On your second question – does SLPC count for VP and turbo in a Thielert / Austro Diesel?

Since you learned how to push forward and pull back a power lever, it should be clear that you can’t get as sign-off for preventing blowing up the engine (turbo), and tweaking three separate levers (VP prop), as you learned neither.

For similar reasons as above I would contest – barring any further specific regulation by “my” CAA – that your statement has a legal basis. It is understood that a turbocharged engine with controls for the turbo might necessitate additional training, but in GM1 FCL.700 there is no mentioning that a feature of the airplane (VP, TC, etc.) needs a cockpit control thereof in order to qualify. Again, it is not contested that from a purely practical perspective any change in airplanes needs getting acquainted with its respective peculiarities, but if the authorities wanted a difference training for an aircraft with TC controls, they would need to write that in the regulations, and not that the aircraft simply has a turbo-charged engine as laid out in Part-FCL. Similar reasons would also apply for e.g. a Rotax 914 engined plane.

Cheers,
Sebastian

EHRD / Rotterdam

Diesel thielert powered engine are given to SLPC, not turbo neither VP, as the VP is automatically managed by the SLPC system (the ECU), from what I have been granted by my fto.

LFMD, France

You claiming you learned anything abut VP prop and turbo operation in a Thielert diesel is just plain silly. No instructor would sign your logbook and say that he conducted turbo or VP differences training in a Thielert diesel aircraft, because he cannot teach these things on that aircraft, regardless of exactly what needs teaching.

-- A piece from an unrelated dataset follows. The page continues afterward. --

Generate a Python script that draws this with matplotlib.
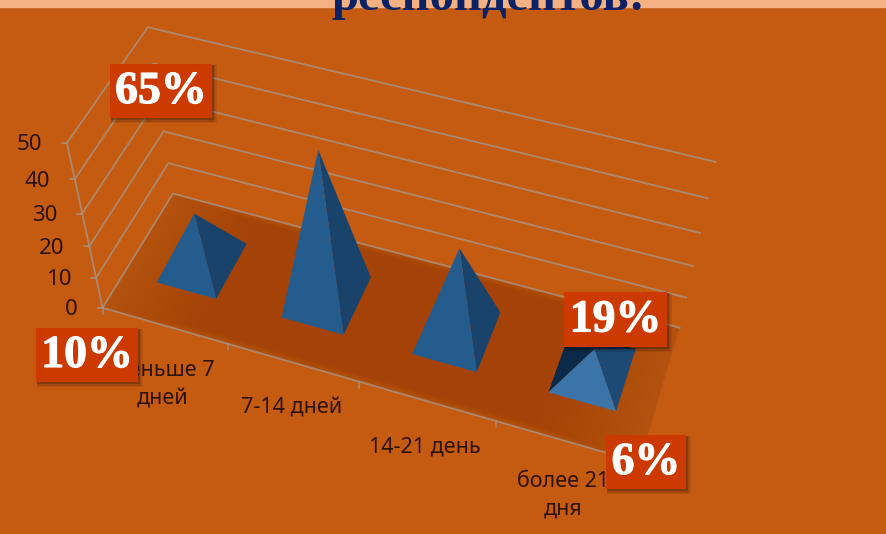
import numpy as np
import matplotlib
matplotlib.use('Agg')
import matplotlib.pyplot as plt
import matplotlib.patheffects as pe
from matplotlib.patches import Polygon, Rectangle

categories = ['меньше 7\nдней', '7-14 дней', '14-21 день', 'более 21\nдня']
values = [16, 45, 27, 7]
z_ticks = [0, 10, 20, 30, 40, 50]
callouts = ['65%', '10%', '19%', '6%']
title = 'респондентов:'

# box x0, y0, x1, y1 in picture pixels
callout_boxes = [(110, 64, 212, 118), (36, 328, 138, 382), (564, 292, 667, 347), (606, 435, 686, 489)]
label_pos = [(163, 384), (292, 407), (425, 447), (563, 495)]

BG = '#C55A11'
GRID = '#A8917E'
TXT = '#2E1206'
BOX = '#CC3A02'

# calibration of the 3d view: (category pos, depth, value) -> picture pixel
calib_3d = np.array([
    [0, 0, 0], [0, 1, 0], [0, 0, 50], [0, 1, 50], [4, 0, 0], [4, 1, 0], [4, 1, 50],
    [0, 0, 20], [0, 1, 20], [4, 1, 40], [1, 0, 0], [2, 0, 0], [3, 0, 0],
], dtype=float)
calib_px = np.array([
    [103, 307], [173, 194], [67, 142], [148, 26], [641, 462], [680, 326], [715, 163],
    [90, 247], [163, 132], [708, 199], [228, 345], [358, 382], [495, 421],
], dtype=float)


def fit_view(pts, px):
    rows = []
    for (x, y, z), (u, v) in zip(pts, px):
        rows.append([x, y, z, 1, 0, 0, 0, 0, -u * x, -u * y, -u * z, -u])
        rows.append([0, 0, 0, 0, x, y, z, 1, -v * x, -v * y, -v * z, -v])
    return np.linalg.svd(np.array(rows))[2][-1].reshape(3, 4)


VIEW = fit_view(calib_3d, calib_px)


def proj(x, y, z):
    p = VIEW @ np.array([x, y, z, 1.0])
    return p[0] / p[2], p[1] / p[2]


fig = plt.figure(figsize=(8.87, 5.34), dpi=100, facecolor=BG)
ax = fig.add_axes([0, 0, 1, 1])
ax.set_xlim(0, 887)
ax.set_ylim(534, 0)
ax.axis('off')

# top strip of the slide + cut off title
ax.add_patch(Rectangle((0, 0), 887, 6.5, color='#F4B183', zorder=1))
ax.text(488, 10, title, family='Liberation Serif', weight='bold', fontsize=35, color='#0B2266',
        ha='center', va='baseline', zorder=2)

# floor, a bit darker in the middle
floor = [proj(0, 0, 0), proj(0, 1, 0), proj(4, 1, 0), proj(4, 0, 0)]
ax.add_patch(Polygon(floor, color='#6B3008', alpha=0.2, lw=0, zorder=3))
for i in range(1, 16):
    k = i * 0.012
    corners = [(k * 4, k * 0.3), (k * 4, 1 - k * 0.3), (4 - k * 4, 1 - k * 0.3), (4 - k * 4, k * 0.3)]
    ax.add_patch(Polygon([proj(a, b, 0) for a, b in corners], color='#6B3008', alpha=0.012, lw=0, zorder=3))

# gridlines on the walls
for z in z_ticks:
    pts = [proj(0, 0, z), proj(0, 1, z), proj(4, 1, z)]
    ax.plot(*zip(*pts), color=GRID, lw=1.3, alpha=0.85, zorder=4)
    x0, y0 = proj(0, 0, z)
    ax.plot([x0 - 5, x0], [y0, y0], color=GRID, lw=1.1, zorder=4)
    ax.text(x0 - 25, y0 + 2, str(z), family='Noto Sans', fontsize=16, color=TXT, ha='right', va='center', zorder=4)
ax.plot(*zip(proj(0, 0, 0), proj(0, 0, 50)), color=GRID, lw=1.3, alpha=0.85, zorder=4)
ax.plot(*zip(proj(0, 0, 0), proj(4, 0, 0)), color=GRID, lw=1.3, alpha=0.85, zorder=4)
for c in range(5):
    x0, y0 = proj(c, 0, 0)
    ax.plot([x0, x0], [y0, y0 + 6], color=GRID, lw=1.1, alpha=0.85, zorder=4)

# pyramids
half_w = 0.24
half_d = 0.235
mid_d = 0.525
front_cols = ['#245C8E', '#245C8E', '#245C8E', '#3A74A8']
right_cols = ['#1A436B', '#1A436B', '#1A436B', '#1C4A74']
for i, val in enumerate(values):
    cx = i + 0.51
    fl = proj(cx - half_w, mid_d - half_d, 0)
    fr = proj(cx + half_w, mid_d - half_d, 0)
    br = proj(cx + half_w, mid_d + half_d, 0)
    bl = proj(cx - half_w, mid_d + half_d, 0)
    top = proj(cx - 0.01, mid_d, val)
    # back faces only show on the low pyramid
    if val < 10:
        ax.add_patch(Polygon([bl, br, top], color='#0B2A48', lw=0, zorder=5))
        ax.add_patch(Polygon([fl, bl, top], color='#0B2A48', lw=0, zorder=5))
    ax.add_patch(Polygon([fr, br, top], color=right_cols[i], lw=0, zorder=6))
    ax.add_patch(Polygon([fl, fr, top], color=front_cols[i], lw=0, zorder=7))

# category labels
for name, (tx, ty) in zip(categories, label_pos):
    ax.text(tx, ty, name, family='Noto Sans', fontsize=15.5, color=TXT, ha='center', va='center',
            linespacing=1.4, zorder=8)

# red callouts with a soft shadow
for txt, (x0, y0, x1, y1) in zip(callouts, callout_boxes):
    for s, a in ((5, 0.08), (3.5, 0.12), (2, 0.18)):
        ax.add_patch(Rectangle((x0 + 1, y0 + 1), x1 - x0 + s - 1, y1 - y0 + s - 1, color='black', alpha=a, lw=0, zorder=9))
    ax.add_patch(Rectangle((x0, y0), x1 - x0, y1 - y0, color=BOX, lw=0, zorder=10))
    ax.text((x0 + x1) / 2, (y0 + y1) / 2 + 1, txt, family='Liberation Serif', weight='bold', fontsize=33,
            color='white', ha='center', va='center', zorder=11,
            path_effects=[pe.withStroke(linewidth=0.8, foreground='white')])

fig.savefig('out.png', dpi=100, facecolor=BG)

And the fact that you claim this makes it obvious why the law so clearly says “The differences training shall be entered in the pilot’s logbook or equivalent record and signed by the instructor as appropriate” – the instructor needs to enter which training was conducted to avoid nonsense like this.

You should simply ask your instructor to write the magic words “Differences Training SLPC” next go the flight. Good luck convincing him to enter Turbo and VP prop as well.